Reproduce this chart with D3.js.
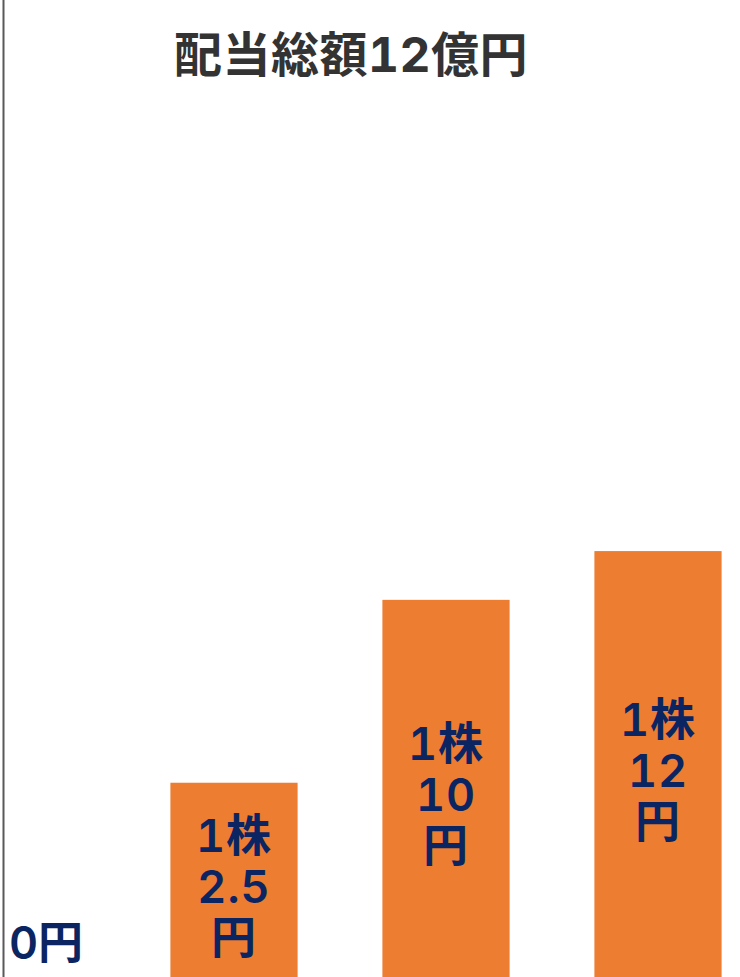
<!DOCTYPE html>
<html>
<head>
<meta charset="utf-8">
<script src="https://cdn.jsdelivr.net/npm/d3@7"></script>
<style>
  html, body { margin: 0; padding: 0; background: #fff; }
  svg { display: block; }
  text { font-variant-numeric: tabular-nums; font-feature-settings: 'tnum'; }
</style>
</head>
<body>
<svg id="chart"></svg>
<script>
/* global d3 */

const width = 740;
const height = 977;

const title = '配当総額12億円';
const categories = ['案A', '案B', '案C'];
const perShare = [2.5, 10, 12];
const perShareLabels = ['2.5', '10', '12'];
const zeroLabel = '0円';

const navy = '#0b2562';
const orange = '#ed7d31';
const fontStack = 'Inter, "Noto Sans CJK JP", sans-serif';

const svg = d3.select('#chart')
  .attr('width', width)
  .attr('height', height);

const x = d3.scaleBand()
  .domain(categories)
  .range([128, 764])
  .paddingInner(0.4)
  .paddingOuter(0.2);

// bars run a little past the bottom edge, baseline sits offscreen
const y = d3.scaleLinear()
  .domain([-6, 34.6])
  .range([990, 0]);

// axis line on the left
svg.append('line')
  .attr('x1', 3.5)
  .attr('x2', 3.5)
  .attr('y1', 0)
  .attr('y2', height)
  .style('stroke', '#595959')
  .style('stroke-width', 2);

svg.append('text')
  .text(title)
  .attr('x', 351)
  .attr('y', 72)
  .attr('text-anchor', 'middle')
  .style('font-family', fontStack)
  .style('font-weight', 700)
  .style('font-size', '48px')
  .style('letter-spacing', '0.5px')
  .style('fill', '#333');

const bars = svg.selectAll('.bar')
  .data(categories.map((c, i) => ({ c, v: perShare[i], label: perShareLabels[i] })))
  .enter().append('g')
    .attr('class', 'bar');

bars.append('rect')
  .attr('x', d => x(d.c))
  .attr('y', d => y(d.v))
  .attr('width', x.bandwidth())
  .attr('height', d => y(y.domain()[0]) - y(d.v))
  .style('fill', orange);

// three-line label centred in the bar
const lineStep = 51;
bars.each(function addLabel(d) {
  const g = d3.select(this);
  const cx = x(d.c) + x.bandwidth() / 2;
  const cy = (y(d.v) + y(y.domain()[0])) / 2;
  const lines = ['1株', d.label, '円'];
  lines.forEach((t, i) => {
    g.append('text')
      .text(t)
      .attr('x', cx)
      .attr('y', cy + (i - 1) * lineStep)
      .attr('dy', '0.36em')
      .attr('text-anchor', 'middle')
      .style('font-family', fontStack)
      .style('font-weight', 600)
      .style('font-size', '45px')
      .style('letter-spacing', '1px')
      .style('fill', navy);
  });
});

svg.append('text')
  .text(zeroLabel)
  .attr('x', 9)
  .attr('y', 959)
  .style('font-family', fontStack)
  .style('font-weight', 600)
  .style('font-size', '45px')
  .style('fill', navy);
</script>
</body>
</html>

What the exercise asks: Transcribe the whole listing exactly. Pictures are excluded.

Exercise response:
Reproduce this chart with D3.js.
<!DOCTYPE html>
<html>
<head>
<meta charset="utf-8">
<script src="https://cdn.jsdelivr.net/npm/d3@7"></script>
<style>
  html, body { margin: 0; padding: 0; background: #fff; }
  svg { display: block; }
  text { font-variant-numeric: tabular-nums; font-feature-settings: 'tnum'; }
</style>
</head>
<body>
<svg id="chart"></svg>
<script>
/* global d3 */

const width = 740;
const height = 977;

const title = '配当総額12億円';
const categories = ['案A', '案B', '案C'];
const perShare = [2.5, 10, 12];
const perShareLabels = ['2.5', '10', '12'];
const zeroLabel = '0円';

const navy = '#0b2562';
const orange = '#ed7d31';
const fontStack = 'Inter, "Noto Sans CJK JP", sans-serif';

const svg = d3.select('#chart')
  .attr('width', width)
  .attr('height', height);

const x = d3.scaleBand()
  .domain(categories)
  .range([128, 764])
  .paddingInner(0.4)
  .paddingOuter(0.2);

// bars run a little past the bottom edge, baseline sits offscreen
const y = d3.scaleLinear()
  .domain([-6, 34.6])
  .range([990, 0]);

// axis line on the left
svg.append('line')
  .attr('x1', 3.5)
  .attr('x2', 3.5)
  .attr('y1', 0)
  .attr('y2', height)
  .style('stroke', '#595959')
  .style('stroke-width', 2);

svg.append('text')
  .text(title)
  .attr('x', 351)
  .attr('y', 72)
  .attr('text-anchor', 'middle')
  .style('font-family', fontStack)
  .style('font-weight', 700)
  .style('font-size', '48px')
  .style('letter-spacing', '0.5px')
  .style('fill', '#333');

const bars = svg.selectAll('.bar')
  .data(categories.map((c, i) => ({ c, v: perShare[i], label: perShareLabels[i] })))
  .enter().append('g')
    .attr('class', 'bar');

bars.append('rect')
  .attr('x', d => x(d.c))
  .attr('y', d => y(d.v))
  .attr('width', x.bandwidth())
  .attr('height', d => y(y.domain()[0]) - y(d.v))
  .style('fill', orange);

// three-line label centred in the bar
const lineStep = 51;
bars.each(function addLabel(d) {
  const g = d3.select(this);
  const cx = x(d.c) + x.bandwidth() / 2;
  const cy = (y(d.v) + y(y.domain()[0])) / 2;
  const lines = ['1株', d.label, '円'];
  lines.forEach((t, i) => {
    g.append('text')
      .text(t)
      .attr('x', cx)
      .attr('y', cy + (i - 1) * lineStep)
      .attr('dy', '0.36em')
      .attr('text-anchor', 'middle')
      .style('font-family', fontStack)
      .style('font-weight', 600)
      .style('font-size', '45px')
      .style('letter-spacing', '1px')
      .style('fill', navy);
  });
});

svg.append('text')
  .text(zeroLabel)
  .attr('x', 9)
  .attr('y', 959)
  .style('font-family', fontStack)
  .style('font-weight', 600)
  .style('font-size', '45px')
  .style('fill', navy);
</script>
</body>
</html>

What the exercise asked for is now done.